Broadly speaking, according to the exposure draft Explanatory Memoranda, the purpose of the reforms relate to:

  1. enabling specified employee share schemes to be operated without an AFSL and to be exempted from various other obligations (such as hawking restrictions and disclosure requirements), allowing businesses to run employee share schemes without having the same regulatory obligations as financial services providers; and
  2. removing the cessation of employment as a taxing point for employee share scheme interests which are subject to deferred taxation.

The Assistant Treasurer said these reforms arise out of the 2021-22 Budget and regulatory reforms previously consulted on by Government.
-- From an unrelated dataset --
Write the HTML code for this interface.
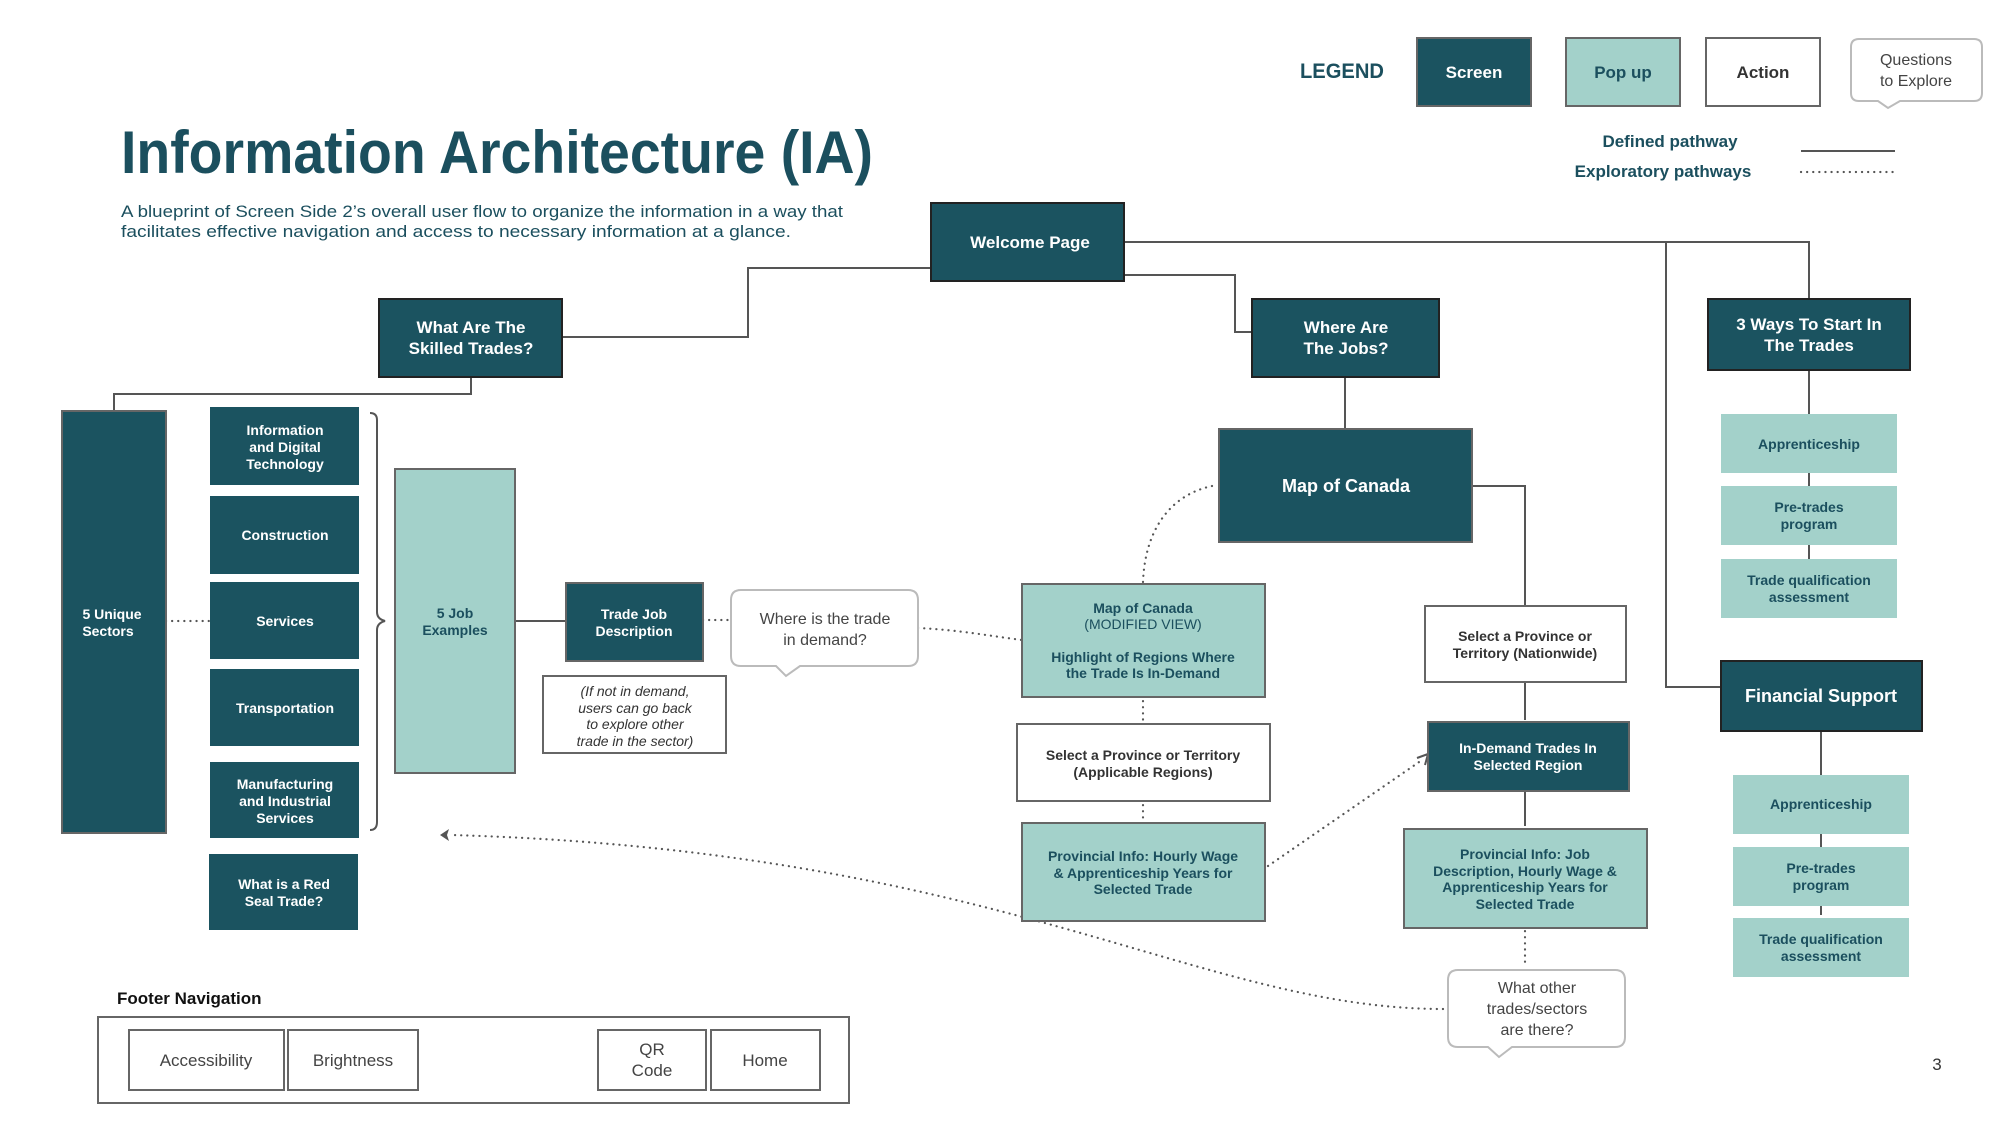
<!DOCTYPE html>
<html><head><meta charset="utf-8"><style>
html,body{margin:0;padding:0;background:#fff;}
svg{display:block;}
text{font-family:"Liberation Sans",sans-serif;}
.w{fill:#fff;font-weight:bold;}
.d{fill:#1b4f5e;font-weight:bold;}
.k{fill:#333;font-weight:bold;}
.n{fill:#444;}
</style></head><body>
<svg width="2000" height="1125" viewBox="0 0 2000 1125" xmlns="http://www.w3.org/2000/svg">
<defs>
<style>
.scr{fill:#1b5360;stroke:#222;stroke-width:2}
.scr2{fill:#1b5360;stroke:#666;stroke-width:2}
.pop{fill:#a3d1ca;stroke:#666;stroke-width:2}
.pop0{fill:#a3d1ca}
.act{fill:#fff;stroke:#666;stroke-width:2}
.ln{fill:none;stroke:#555;stroke-width:2}
.dt{fill:none;stroke:#555;stroke-width:2.2;stroke-dasharray:0.1 6;stroke-linecap:round}
</style>
</defs>

<text x="121" y="173" font-size="60" font-weight="bold" fill="#1b4f5e" textLength="752" lengthAdjust="spacingAndGlyphs">Information Architecture (IA)</text>
<text x="121" y="217" font-size="17" fill="#1b4f5e" textLength="722" lengthAdjust="spacingAndGlyphs">A blueprint of Screen Side 2’s overall user flow to organize the information in a way that</text>
<text x="121" y="237" font-size="17" fill="#1b4f5e" textLength="670" lengthAdjust="spacingAndGlyphs">facilitates effective navigation and access to necessary information at a glance.</text>

<text x="1342" y="78" font-size="21" text-anchor="middle" class="d" textLength="84" lengthAdjust="spacingAndGlyphs">LEGEND</text>
<rect x="1417" y="38" width="114" height="68" class="scr2"/>
<text x="1474" y="78" font-size="17" text-anchor="middle" class="w">Screen</text>
<rect x="1566" y="38" width="114" height="68" class="pop"/>
<text x="1623" y="78" font-size="17" text-anchor="middle" class="d">Pop up</text>
<rect x="1706" y="38" width="114" height="68" class="act"/>
<text x="1763" y="78" font-size="17" text-anchor="middle" class="k">Action</text>
<path d="M1859,39 H1974 Q1982,39 1982,47 V93 Q1982,101 1974,101 H1900 L1888,108 L1878,101 H1859 Q1851,101 1851,93 V47 Q1851,39 1859,39 Z" fill="#fff" stroke="#bbb" stroke-width="2"/>
<text x="1916" y="65" font-size="16" text-anchor="middle" class="n">Questions</text>
<text x="1916" y="86" font-size="16" text-anchor="middle" class="n">to Explore</text>
<text x="1670" y="147" font-size="17" text-anchor="middle" class="d">Defined pathway</text>
<line x1="1801" y1="151" x2="1895" y2="151" class="ln"/>
<text x="1663" y="177" font-size="17" text-anchor="middle" class="d">Exploratory pathways</text>
<line x1="1801" y1="172" x2="1895" y2="172" class="dt"/>

<path d="M931,268 H748 V337 H562" class="ln"/>
<path d="M471,377 V394 H114 V411" class="ln"/>
<path d="M1124,242 H1809 V299" class="ln"/>
<path d="M1666,242 V687 H1721" class="ln"/>
<path d="M1124,275 H1235 V332 H1252" class="ln"/>
<path d="M1345,377 V429" class="ln"/>
<path d="M1472,486 H1525 V605" class="ln"/>
<path d="M1525,681 V720 M1525,789 V826" class="ln"/>
<path d="M1809,370 V559" class="ln"/>
<path d="M1821,729 V915" class="ln"/>
<path d="M515,621 H566" class="ln"/>

<path d="M166,621 H210" class="dt"/>
<path d="M703,620 H731" class="dt"/>
<path d="M918,628 C960,630 990,636 1022,640" class="dt"/>
<path d="M1212,486 C1170,495 1145,530 1143,582" class="dt"/>
<path d="M1143,695 V722 M1143,799 V820" class="dt"/>
<path d="M1268,866 L1422,760" class="dt"/>
<path d="M1428,754 L1417,758 M1428,754 L1425,765" stroke="#555" stroke-width="2" fill="none"/>
<path d="M1525,925 V964" class="dt"/>
<path d="M1443,1009 C1200,1009 1000,850 450,835" class="dt"/>
<path d="M440,835 L449,829 L447,835 L449,841 Z" fill="#555"/>

<rect x="62" y="411" width="104" height="422" class="scr2"/>
<text x="112" y="619" font-size="14" text-anchor="middle" class="w">5 Unique</text>
<text x="108" y="636" font-size="14" text-anchor="middle" class="w">Sectors</text>

<rect x="210" y="407" width="149" height="78" fill="#1b5360"/>
<text x="285" y="435" font-size="14" text-anchor="middle" class="w">Information</text>
<text x="285" y="452" font-size="14" text-anchor="middle" class="w">and Digital</text>
<text x="285" y="469" font-size="14" text-anchor="middle" class="w">Technology</text>
<rect x="210" y="496" width="149" height="78" fill="#1b5360"/>
<text x="285" y="540" font-size="14" text-anchor="middle" class="w">Construction</text>
<rect x="210" y="582" width="149" height="77" fill="#1b5360"/>
<text x="285" y="626" font-size="14" text-anchor="middle" class="w">Services</text>
<rect x="210" y="669" width="149" height="77" fill="#1b5360"/>
<text x="285" y="713" font-size="14" text-anchor="middle" class="w">Transportation</text>
<rect x="210" y="762" width="149" height="76" fill="#1b5360"/>
<text x="285" y="789" font-size="14" text-anchor="middle" class="w">Manufacturing</text>
<text x="285" y="806" font-size="14" text-anchor="middle" class="w">and Industrial</text>
<text x="285" y="823" font-size="14" text-anchor="middle" class="w">Services</text>
<rect x="209" y="854" width="149" height="76" fill="#1b5360"/>
<text x="284" y="889" font-size="14" text-anchor="middle" class="w">What is a Red</text>
<text x="284" y="906" font-size="14" text-anchor="middle" class="w">Seal Trade?</text>

<path d="M370,413 Q377,413 377,420 V612 Q377,619 385,621 Q377,623 377,630 V822 Q377,830 370,830" fill="none" stroke="#555" stroke-width="2"/>

<rect x="395" y="469" width="120" height="304" class="pop"/>
<text x="455" y="618" font-size="14" text-anchor="middle" class="d">5 Job</text>
<text x="455" y="635" font-size="14" text-anchor="middle" class="d">Examples</text>

<rect x="566" y="583" width="137" height="78" class="scr2"/>
<text x="634" y="619" font-size="14" text-anchor="middle" class="w">Trade Job</text>
<text x="634" y="636" font-size="14" text-anchor="middle" class="w">Description</text>

<path d="M741,590 H908 Q918,590 918,600 V656 Q918,666 908,666 H800 L786,676 L776,666 H741 Q731,666 731,656 V600 Q731,590 741,590 Z" fill="#fff" stroke="#bbb" stroke-width="2"/>
<text x="825" y="624" font-size="16" text-anchor="middle" class="n">Where is the trade</text>
<text x="825" y="645" font-size="16" text-anchor="middle" class="n">in demand?</text>

<rect x="543" y="676" width="183" height="77" class="act"/>
<g font-size="14" font-style="italic" fill="#333" text-anchor="middle">
<text x="635" y="696">(If not in demand,</text>
<text x="635" y="713">users can go back</text>
<text x="635" y="729">to explore other</text>
<text x="635" y="746">trade in the sector)</text>
</g>

<rect x="931" y="203" width="193" height="78" class="scr"/>
<text x="1030" y="248" font-size="17" text-anchor="middle" class="w">Welcome Page</text>
<rect x="379" y="299" width="183" height="78" class="scr"/>
<text x="471" y="333" font-size="17" text-anchor="middle" class="w">What Are The</text>
<text x="471" y="354" font-size="17" text-anchor="middle" class="w">Skilled Trades?</text>
<rect x="1252" y="299" width="187" height="78" class="scr"/>
<text x="1346" y="333" font-size="17" text-anchor="middle" class="w">Where Are</text>
<text x="1346" y="354" font-size="17" text-anchor="middle" class="w">The Jobs?</text>
<rect x="1708" y="299" width="202" height="71" class="scr"/>
<text x="1809" y="330" font-size="17" text-anchor="middle" class="w">3 Ways To Start In</text>
<text x="1809" y="351" font-size="17" text-anchor="middle" class="w">The Trades</text>

<rect x="1219" y="429" width="253" height="113" class="scr2"/>
<text x="1346" y="492" font-size="18" text-anchor="middle" class="w">Map of Canada</text>

<rect x="1721" y="414" width="176" height="59" class="pop0"/>
<text x="1809" y="449" font-size="14" text-anchor="middle" class="d">Apprenticeship</text>
<rect x="1721" y="486" width="176" height="59" class="pop0"/>
<text x="1809" y="512" font-size="14" text-anchor="middle" class="d">Pre-trades</text>
<text x="1809" y="529" font-size="14" text-anchor="middle" class="d">program</text>
<rect x="1721" y="559" width="176" height="59" class="pop0"/>
<text x="1809" y="585" font-size="14" text-anchor="middle" class="d">Trade qualification</text>
<text x="1809" y="602" font-size="14" text-anchor="middle" class="d">assessment</text>

<rect x="1721" y="661" width="201" height="70" class="scr"/>
<text x="1821" y="702" font-size="18" text-anchor="middle" class="w">Financial Support</text>
<rect x="1733" y="775" width="176" height="59" class="pop0"/>
<text x="1821" y="809" font-size="14" text-anchor="middle" class="d">Apprenticeship</text>
<rect x="1733" y="847" width="176" height="59" class="pop0"/>
<text x="1821" y="873" font-size="14" text-anchor="middle" class="d">Pre-trades</text>
<text x="1821" y="890" font-size="14" text-anchor="middle" class="d">program</text>
<rect x="1733" y="918" width="176" height="59" class="pop0"/>
<text x="1821" y="944" font-size="14" text-anchor="middle" class="d">Trade qualification</text>
<text x="1821" y="961" font-size="14" text-anchor="middle" class="d">assessment</text>

<rect x="1022" y="584" width="243" height="113" class="pop"/>
<text x="1143" y="613" font-size="14" text-anchor="middle" class="d">Map of Canada</text>
<text x="1143" y="629" font-size="14" text-anchor="middle" fill="#1b4f5e">(MODIFIED VIEW)</text>
<text x="1143" y="662" font-size="14" text-anchor="middle" class="d">Highlight of Regions Where</text>
<text x="1143" y="678" font-size="14" text-anchor="middle" class="d">the Trade Is In-Demand</text>

<rect x="1017" y="724" width="253" height="77" class="act"/>
<text x="1143" y="760" font-size="14" text-anchor="middle" class="k">Select a Province or Territory</text>
<text x="1143" y="777" font-size="14" text-anchor="middle" class="k">(Applicable Regions)</text>

<rect x="1022" y="823" width="243" height="98" class="pop"/>
<text x="1143" y="861" font-size="14" text-anchor="middle" class="d">Provincial Info: Hourly Wage</text>
<text x="1143" y="878" font-size="14" text-anchor="middle" class="d">&amp; Apprenticeship Years for</text>
<text x="1143" y="894" font-size="14" text-anchor="middle" class="d">Selected Trade</text>

<rect x="1425" y="606" width="201" height="76" class="act"/>
<text x="1525" y="641" font-size="14" text-anchor="middle" class="k">Select a Province or</text>
<text x="1525" y="658" font-size="14" text-anchor="middle" class="k">Territory (Nationwide)</text>

<rect x="1428" y="722" width="201" height="69" class="scr2"/>
<text x="1528" y="753" font-size="14" text-anchor="middle" class="w">In-Demand Trades In</text>
<text x="1528" y="770" font-size="14" text-anchor="middle" class="w">Selected Region</text>

<rect x="1404" y="829" width="243" height="99" class="pop"/>
<text x="1525" y="859" font-size="14" text-anchor="middle" class="d">Provincial Info: Job</text>
<text x="1525" y="876" font-size="14" text-anchor="middle" class="d">Description, Hourly Wage &amp;</text>
<text x="1525" y="892" font-size="14" text-anchor="middle" class="d">Apprenticeship Years for</text>
<text x="1525" y="909" font-size="14" text-anchor="middle" class="d">Selected Trade</text>

<path d="M1458,970 H1615 Q1625,970 1625,980 V1037 Q1625,1047 1615,1047 H1512 L1499,1057 L1488,1047 H1458 Q1448,1047 1448,1037 V980 Q1448,970 1458,970 Z" fill="#fff" stroke="#bbb" stroke-width="2"/>
<text x="1537" y="993" font-size="16" text-anchor="middle" class="n">What other</text>
<text x="1537" y="1014" font-size="16" text-anchor="middle" class="n">trades/sectors</text>
<text x="1537" y="1035" font-size="16" text-anchor="middle" class="n">are there?</text>

<text x="117" y="1004" font-size="17" font-weight="bold" fill="#111">Footer Navigation</text>
<rect x="98" y="1017" width="751" height="86" fill="#fff" stroke="#666" stroke-width="2"/>
<rect x="129" y="1030" width="155" height="60" class="act"/>
<text x="206" y="1066" font-size="17" text-anchor="middle" class="n">Accessibility</text>
<rect x="288" y="1030" width="130" height="60" class="act"/>
<text x="353" y="1066" font-size="17" text-anchor="middle" class="n">Brightness</text>
<rect x="598" y="1030" width="108" height="60" class="act"/>
<text x="652" y="1055" font-size="17" text-anchor="middle" class="n">QR</text>
<text x="652" y="1076" font-size="17" text-anchor="middle" class="n">Code</text>
<rect x="711" y="1030" width="109" height="60" class="act"/>
<text x="765" y="1066" font-size="17" text-anchor="middle" class="n">Home</text>

<text x="1937" y="1070" font-size="17" text-anchor="middle" fill="#333">3</text>
</svg>
</body></html>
Read about the changes in our article.

Consultation closes on 25 August.

ASIC releases guidance and customer information requirements to implement the new add-on insurance deferred sales model

On 28 July, ASIC released a new regulatory guide and final customer information requirements as part of its work to implement the new deferred sales model for add-on insurance.

Regulatory Guide 275 The deferred sales model for add-on insurance provides guidance on the requirements that apply to providers of add-on insurance when complying with the deferred sales model, and how ASIC will approach applications for exemption from the deferred sales model. ASIC (Information under the Deferred Sales Model for Add-On Insurance) Instrument 2021/632 determines the information to be given, and the form and manner in which the information is to be given to a customer in order to start an add-on insurance deferral period (deferral period) under subsection 12DP(1) of the Corporations Act.

Treasury consults on the 2021 foreign investment reforms

On 27 July, Treasury released a consultation paper inviting submissions on the operation and performance of recent foreign investment reforms.

The reforms relate to two sets of amending legislation and their supporting regulations. According to the paper,

Consultation closes on 31 August.

Treasury releases updated FIRB Guidance Notes clarify investor obligations following major foreign investment reforms

On 21 July, Treasury released updated FIRB Guidance Notes, which aim to provide greater clarity to investors about their obligations under Australia’s foreign investment framework, including by addressing a number of issues identified since major reforms to the framework commenced on 1 January 2021.

For more information see our article.

Review of venture capital tax concessions

On 27 July, the Government released a consultation paper on a review of the tax treatment of venture capital, with the Terms of Reference for the review released on 7 July 2021.

The review will be conducted by Treasury and Industry Innovation and Science Australia (IISA) and will cover the ESVCLP, the Venture Capital Limited Partnership (VCLP), and the Australian Fund of Funds (AFOFs) programs.

Consultation is ongoing, and it is expected that the final report will be delivered to the Treasurer towards the end of 2021.